Comme une bande de Snidley Whiplash, "Curses, foiled again!" [ allusion à un dessin animé], nos génies politiques ignorent la dévastation qu'ils ont causée et se lancent tête baissée dans la préparation des prochaines catastrophes : guerres civiles prolongées, persécutions systémiques, souffrances humaines massives, crises de réfugiés et instabilité politique durable.
L'exacerbation délibérée des tensions sectaires a maintes fois laissé derrière elle des États affaiblis, des groupes extrémistes enhardis et d'innombrables victimes innocentes. Elle perpétue la souffrance humaine à grande échelle. Elle a gravement nui à la réputation mondiale de l'Amérique. Elle a favorisé l'extrémisme, l'instabilité et les conflits en cours.
J'ai passé ma carrière à lutter contre ces guerres d'agression. J'ai mis en garde contre le fait que les opérations de changement de régime ne mènent jamais à la paix, mais seulement à de plus grandes souffrances.

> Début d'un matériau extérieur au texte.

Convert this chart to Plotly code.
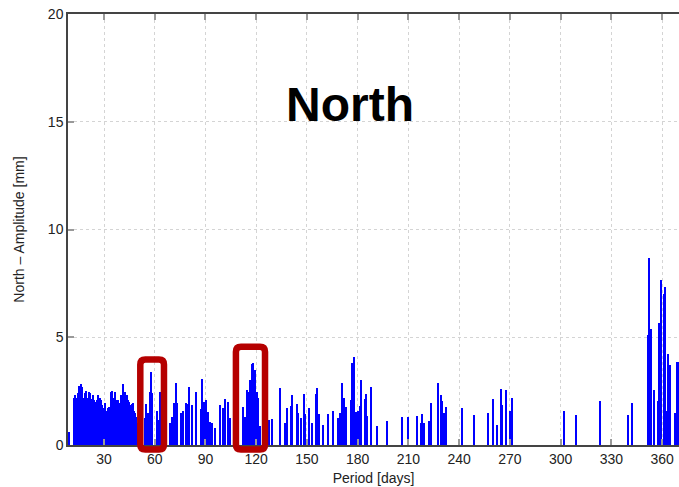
import plotly.graph_objects as go

# ---- data ----
periods = [
    9.3,
    12.2, 12.8, 13.4, 14.0, 14.6, 15.2, 15.8, 16.4, 17.0, 17.6, 18.2, 18.8, 19.4, 19.9,
    20.5, 21.1, 21.7, 22.3, 22.9, 23.5, 24.1, 24.7, 25.3, 25.9, 26.4, 27.0, 27.6, 28.2,
    28.8, 29.4, 30.0, 30.6, 31.2, 31.8, 32.4, 32.9, 33.5, 34.1, 34.7, 35.3, 35.9, 36.5,
    37.1, 37.7, 38.3, 38.9, 39.5, 40.0, 40.6, 41.2, 41.8, 42.4, 43.0, 43.6, 44.2, 44.8,
    45.4, 46.0, 46.5, 47.1, 47.7, 48.3, 48.9, 49.5,
    54.3, 54.8, 56.0, 57.2, 57.8, 58.4, 61.3, 61.9, 63.1,
    69.0, 70.2, 70.8, 71.4, 72.6, 73.2,
    75.5, 76.7, 78.5, 79.7, 80.2, 82.0, 84.4, 87.3, 87.9, 89.1, 90.3, 91.5, 92.7, 93.9,
    95.6, 98.6, 100.4, 101.5, 103.3, 104.5,
    112.2, 113.4, 114.5, 115.7, 116.3, 117.5, 118.1, 119.3, 120.5, 121.1, 122.2,
    127.6, 129.3, 134.1, 137.0, 138.2, 140.6, 141.2, 144.1, 144.7, 146.5, 148.3, 148.9,
    151.2, 153.0, 155.4, 156.0, 157.1, 159.5, 162.4, 165.4, 168.4, 169.5, 170.7, 171.9,
    173.1, 176.0, 176.6, 177.8, 179.0, 180.2, 181.4, 182.0, 184.4, 185.0, 185.6, 188.0,
    191.4, 197.4, 206.2, 209.8, 215.1, 217.5, 218.0, 219.2, 222.2, 223.4, 227.5, 229.3,
    229.9, 231.1, 232.2, 241.7, 248.8, 257.1, 260.0, 262.4, 264.8, 265.4, 267.7, 270.1,
    271.3, 302.0, 309.1, 323.3, 339.9, 342.2,
    351.7, 352.3, 352.9, 353.5, 355.2, 357.6, 358.2, 359.4, 361.1, 361.7, 362.9, 363.5,
    364.7, 367.8, 368.9, 369.5,
]
amplitudes = [
    0.6,
    2.2, 2.3, 2.2, 2.1, 2.4, 2.75, 2.45, 2.85, 2.7, 2.2, 2.15, 2.4, 2.5, 2.2,
    2.0, 2.45, 2.4, 2.15, 1.95, 2.3, 2.1, 2.0, 1.85, 2.1, 2.3, 2.05, 2.2, 2.1,
    1.85, 1.55, 1.7, 1.95, 1.6, 1.45, 1.7, 1.75, 1.4, 2.45, 2.5, 2.2, 1.95, 2.45,
    2.1, 1.75, 2.1, 1.75, 1.95, 2.3, 2.1, 2.85, 2.45, 2.45, 2.25, 2.3, 2.1, 2.0,
    1.8, 1.85, 1.9, 1.95, 1.6, 1.5, 1.3, 1.0,
    1.25, 1.9, 1.5, 2.45, 3.4, 2.4, 1.6, 1.15, 2.45,
    1.0, 1.3, 1.25, 1.95, 2.9, 1.95,
    1.5, 1.6, 1.95, 1.9, 2.7, 1.85, 2.45, 1.65, 3.05, 2.0, 2.1, 1.55, 1.05, 1.0,
    0.8, 1.85, 1.7, 2.15, 2.0, 1.25,
    1.75, 1.3, 2.55, 2.45, 3.0, 3.75, 3.8, 3.5, 2.45, 2.2, 0.9,
    1.15, 1.2, 2.65, 1.0, 1.7, 1.8, 2.3, 1.9, 1.5, 1.25, 2.35, 1.45,
    1.7, 1.0, 2.35, 2.65, 1.45, 0.95, 1.45, 1.6, 1.25, 1.5, 2.9, 2.2,
    1.75, 2.1, 3.8, 4.1, 1.55, 1.6, 1.8, 3.0, 2.15, 2.35, 1.35, 2.7,
    0.9, 1.1, 1.3, 1.3, 1.35, 1.0, 1.45, 1.0, 1.1, 1.95, 2.9, 2.3,
    2.05, 1.5, 1.75, 1.7, 1.4, 1.5, 2.15, 0.95, 2.6, 1.85, 2.55, 1.6,
    2.2, 1.6, 1.4, 2.05, 1.4, 1.95,
    5.1, 8.7, 4.6, 5.4, 2.55, 2.05, 5.65, 7.65, 7.0, 7.35, 1.6, 4.2,
    3.7, 1.5, 3.85, 3.85,
]
x_tick_values = [30, 60, 90, 120, 150, 180, 210, 240, 270, 300, 330, 360]
y_tick_values = [0, 5, 10, 15, 20]
x_range = [8.7, 370.0]
y_range = [0, 20]

# highlighted period windows (days) and the amplitude reached by each box top
highlight_windows = [(51.45, 65.45), (108.0, 125.2)]
highlight_tops = [3.97, 4.56]
highlight_bottom = -0.21

chart_title = "North"
x_title = "Period [days]"
y_title = "North \u2013 Amplitude [mm]"

FONT = "Liberation Sans, Arial, Helvetica, sans-serif"

fig = go.Figure()
fig.add_trace(go.Bar(
    x=periods, y=amplitudes, width=0.9,
    marker=dict(color="#0000ff", line=dict(width=0)),
    showlegend=False,
))

# rounded-rectangle highlight boxes (paper coordinates derived from data ranges)
W, H = 611.0, 431.0
def to_px(d):
    return (d - x_range[0]) / (x_range[1] - x_range[0])
def to_py(a):
    return (a - y_range[0]) / (y_range[1] - y_range[0])

shapes = []
r = 5.0
for (d0, d1), top in zip(highlight_windows, highlight_tops):
    x0, x1 = to_px(d0), to_px(d1)
    y0, y1 = to_py(highlight_bottom), to_py(top)
    rx, ry = r / W, r / H
    path = (f"M {x0+rx} {y1} L {x1-rx} {y1} Q {x1} {y1} {x1} {y1-ry} "
            f"L {x1} {y0+ry} Q {x1} {y0} {x1-rx} {y0} "
            f"L {x0+rx} {y0} Q {x0} {y0} {x0} {y0+ry} "
            f"L {x0} {y1-ry} Q {x0} {y1} {x0+rx} {y1} Z")
    shapes.append(dict(type="path", path=path, xref="paper", yref="paper",
                       line=dict(color="#b50000", width=6.5), layer="above"))

fig.update_layout(
    width=679, height=487,
    margin=dict(l=68, r=0, t=14, b=42),
    paper_bgcolor="white", plot_bgcolor="white",
    font=dict(family=FONT, size=13, color="#222222"),
    bargap=0,
    shapes=shapes,
    annotations=[dict(
        text=f"<b>{chart_title}</b>", xref="paper", yref="paper",
        x=0.4615, y=0.857, showarrow=False,
        font=dict(family=FONT, size=48, color="black"),
    )],
    xaxis=dict(
        range=x_range, tickmode="array", tickvals=x_tick_values,
        showgrid=True, gridcolor="#d4d4d4", griddash="dot", gridwidth=1,
        showline=True, linecolor="#444444", linewidth=1.5, mirror="ticks",
        ticks="inside", ticklen=6, tickwidth=2, tickcolor="#999999",
        tickfont=dict(size=14, color="#222222"),
        title=dict(text=x_title, font=dict(size=14, color="#222222"), standoff=8),
        zeroline=False, automargin=False,
    ),
    yaxis=dict(
        range=y_range, tickmode="array", tickvals=y_tick_values,
        showgrid=True, gridcolor="#d4d4d4", griddash="dot", gridwidth=1,
        showline=True, linecolor="#444444", linewidth=1.5, mirror=False,
        ticks="inside", ticklen=6, tickwidth=2, tickcolor="#999999",
        tickfont=dict(size=14, color="#222222"),
        title=dict(text=y_title, font=dict(size=14, color="#222222"), standoff=20),
        zeroline=False, automargin=False,
    ),
)

fig.write_html(
    "out.html",
    config={"responsive": False, "displayModeBar": False},
    post_script="document.body.style.margin='0';document.body.style.overflow='hidden';",
)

Aujourd'hui, avec la chute du gouvernement Assad aux mains des extrémistes, le cauchemar que j'avais annoncé, comme d'autres, est devenu réalité. La guerre syrienne, alimentée par l'intervention et les opérations secrètes des États-Unis, a abouti au résultat même que les interventionnistes prétendaient essayer d'éviter : un bain de sang.
Les néocons, les interventionnistes et les profiteurs de guerre ont atteint leurs objectifs, leurs machinations blanchies par des médias grand public irresponsables et complices dont la naïveté ignorante ou la tromperie délibérée ont ouvert la voie à ces atrocités. Un autre gouvernement renversé, une autre nation en ruines et une autre génération d'innocents payant le prix d'une arrogance métastatique.

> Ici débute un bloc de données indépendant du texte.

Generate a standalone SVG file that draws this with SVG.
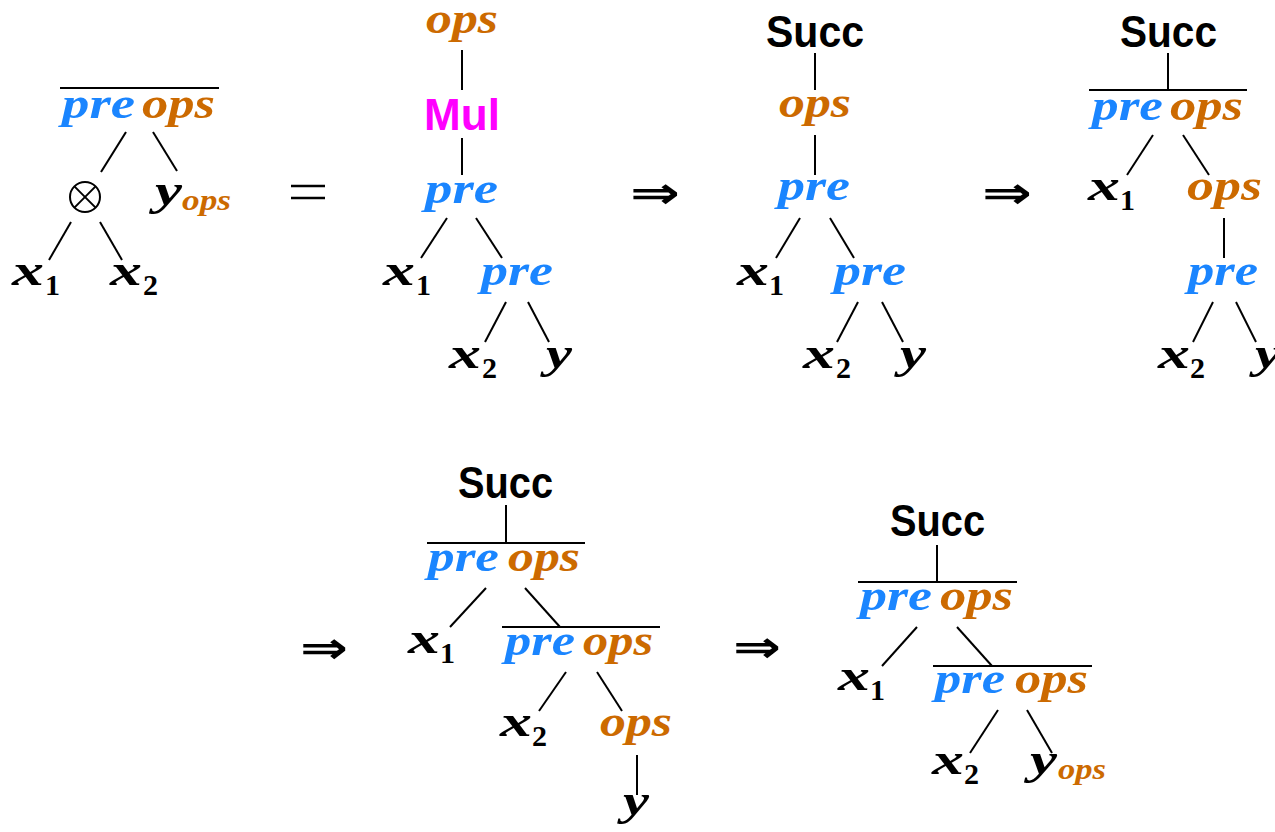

Les Américains croient en la liberté religieuse. Notre gouvernement ne pratique pas cette liberté à l'étranger.
Les Américains croient en la dignité humaine. Notre gouvernement la pulvérise dans d'autres pays, avec l'argent de nos impôts.
Les Américains veulent la paix. Mais nous ne connaîtrons jamais la paix tant que nous ne ferons pas face à la réalité : notre propre gouvernement a dépensé des milliers de milliards de nos précieux impôts pour attiser les conflits et déclencher des guerres, au profit de quelques-uns et au détriment manifeste du reste d'entre nous.
J'ai fait tout ce que j'ai pu pendant mon mandat. Maintenant, je prie pour ceux qui souffrent sous le joug de l'oppression que nous avons causée, et je prie pour que l'Amérique change de cap.
Source : The Kucinich Report
Qui est Dennis Kucinich ?
Dennis Kucinich est un homme politique américain né à Cleveland (Ohio) en 1946, principalement connu pour son engagement à gauche du Parti démocrate et son parcours atypique dans la vie politique américaine.
Kucinich est considéré comme l'une des figures les plus à gauche du Parti démocrate. Il s'oppose à la privatisation des services publics, milite pour le désarmement nucléaire, la protection de l'environnement, et défend une vision sociale de la politique américaine. Il s'est également illustré par son opposition au Patriot Act et son soutien à la cause animale (il est végétalien).
Il s'est opposé de manière constante et explicite à la guerre d'Irak. Dès 2002, alors que le Congrès américain débattait de l'autorisation d'utiliser la force contre l'Irak, Kucinich a dénoncé ce qu'il a qualifié de « vote de la peur, qui nous conduit à attaquer ceux qui ne nous ont pas attaqués ». Il a été l'un des rares élus à voter contre la résolution autorisant la guerre. Kucinich a également mené une analyse détaillée, selon laquelle il n'existait aucune preuve que l'Irak représentait une menace pour les États-Unis, qu'il possédait des armes de destruction massive ou qu'il était lié aux attentats du 11 septembre. Il a critiqué la politique de préemption et d'unilatéralisme de l'administration Bush, prônant au contraire une approche fondée sur le respect du droit international, la diplomatie et la coopération multilatérale.
Enfin, il a proposé à plusieurs reprises des plans concrets pour mettre fin à l'occupation américaine en Irak, notamment en retirant les troupes, en fermant les bases et en confiant la stabilisation du pays à une force internationale de maintien de la paix. Kucinich a également été à l'origine d'une procédure de destitution contre le président George W. Bush, invoquant notamment l'illégalité de l'invasion de l'Irak.
Dennis Kucinich a adopté une position critique et sceptique envers l'intervention américaine en Syrie. Il s'est notamment illustré en contestant publiquement la responsabilité du régime de Bachar el-Assad dans les attaques chimiques, allant jusqu'à rencontrer Assad en personne en 2017. Kucinich s'est opposé à la politique américaine de soutien militaire aux rebelles syriens, préférant une approche diplomatique et plaidant pour la paix plutôt que pour l'escalade militaire.